Begitulah yang terjadi sekarang ini. Belakangan ditemukan banyak fakta bahwa para generasi muda Indonesia telah menyatakan ketidakpeduliannya terhadap pemilu yang akan segera berlangsung. Mereka berpijak pada tradisi desa yang mengajarkan untuk mencari keuntungan dari suara yang akan mereka sumbangkan ke salah satu pihak yang mau memberikan "timbal balik” tersebut. Generasi muda yang seharusnya menjadi contoh dan agen perubahan (agent of change) dari tradisi yang buruk justru ikut-ikutan dengan mindset yang mengatakan bahwa "kita (generasi muda) mungkin tidak akan pernah dipedulikan oleh para wakil rakyat yang akan menjadi wakil kita kelak, yang penting mereka memberikan kita uang dan kesenangan bila ingin dipilih, kita hanya akan memanfaatkan mereka dengan cara menjual suara kita, toh kita gak rugi dan merasakan dampak apa-apa bila mereka korupsi". Salah total!

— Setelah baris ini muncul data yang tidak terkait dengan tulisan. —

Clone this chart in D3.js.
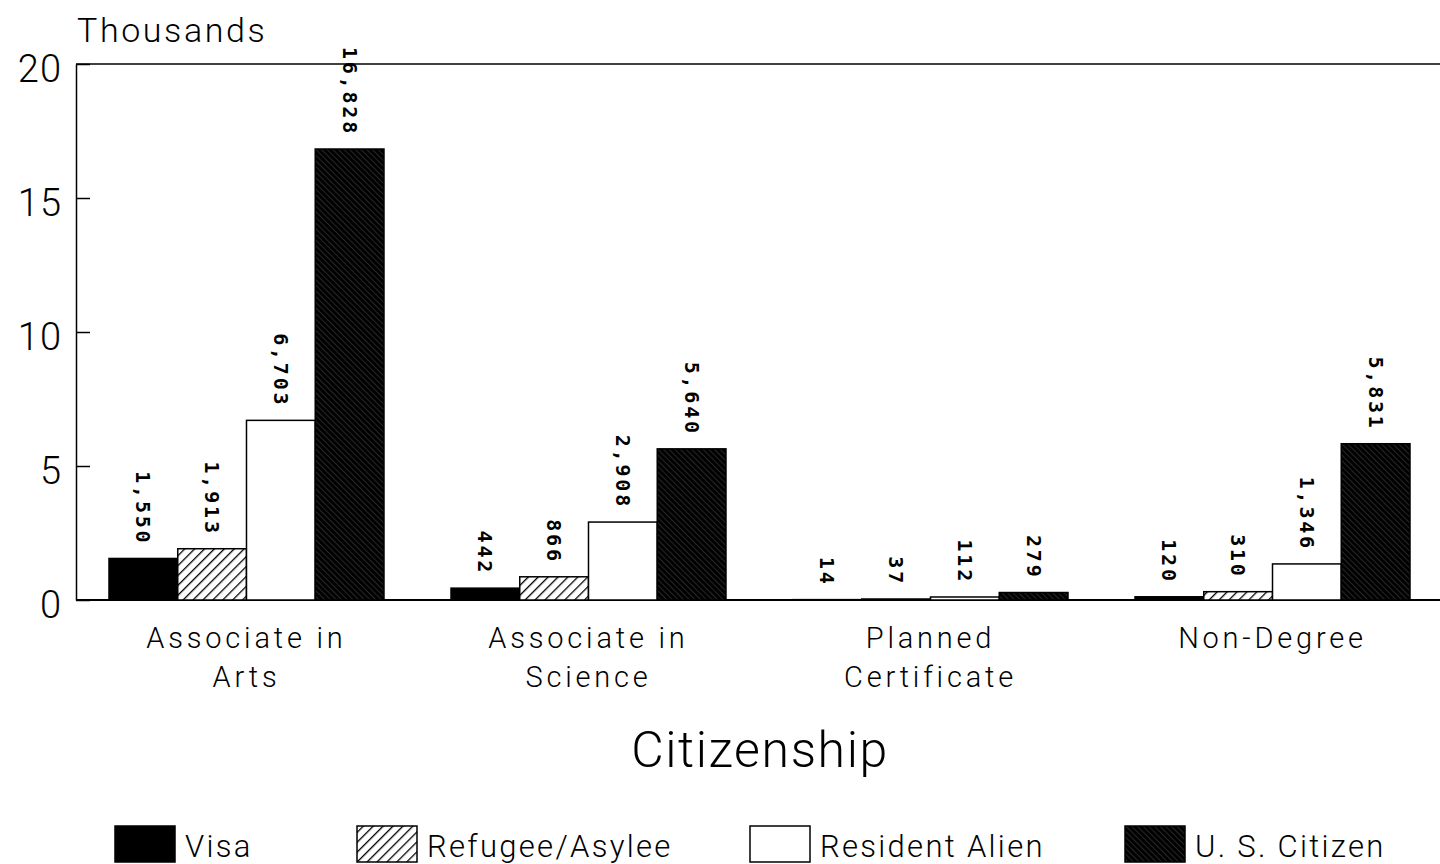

Kesalahpahaman itulah yang membuat bangsa kita semakin terpuruk dalam pemerintahan. Kita sebagai generasi muda diharuskan sadar, peduli, dan mengerti betapa pentingnya satu persatu asas pemilihan umum dan arti dari demokrasi itu sendiri. Generasi muda, apalagi para siswa dan mahasiswa yang harusnya dapat berfikir rasional, lebih maju, dan lebih mengerti arti dari pemilu itu sendiri untuk menjadi agen perubahan dalam merubah kebiasaan dan tradisi buruk yang ada pada pesta pemilu selama ini dan menggantinya dengan mengajarkan kesadaran sebagai penyandang hak suara dalam pemilu untuk menciptakan hasil pemilu yang beradab. Marilah para generasi muda, generasi penerus bangsa yang akan menentukan bangsa kita di masa yang akan datang, kita sama-sama bergerak menegakkan keadilan, kebersihan dan kebebasan dalam berpemilu. Jika bukan kita, anak muda, siapa lagi? Jika bukan sekarang, kapan lagi? Indonesia butuh hasil pemilu yang kredibel, demi kemajuan bangsa ini yang kian terpuruk. Mari generasi muda, kita rubah pemerintahan Indonesia yang bersih, adil, dan bebas dari KKN dengan menjadi penyandang pemilu yang beradap pula!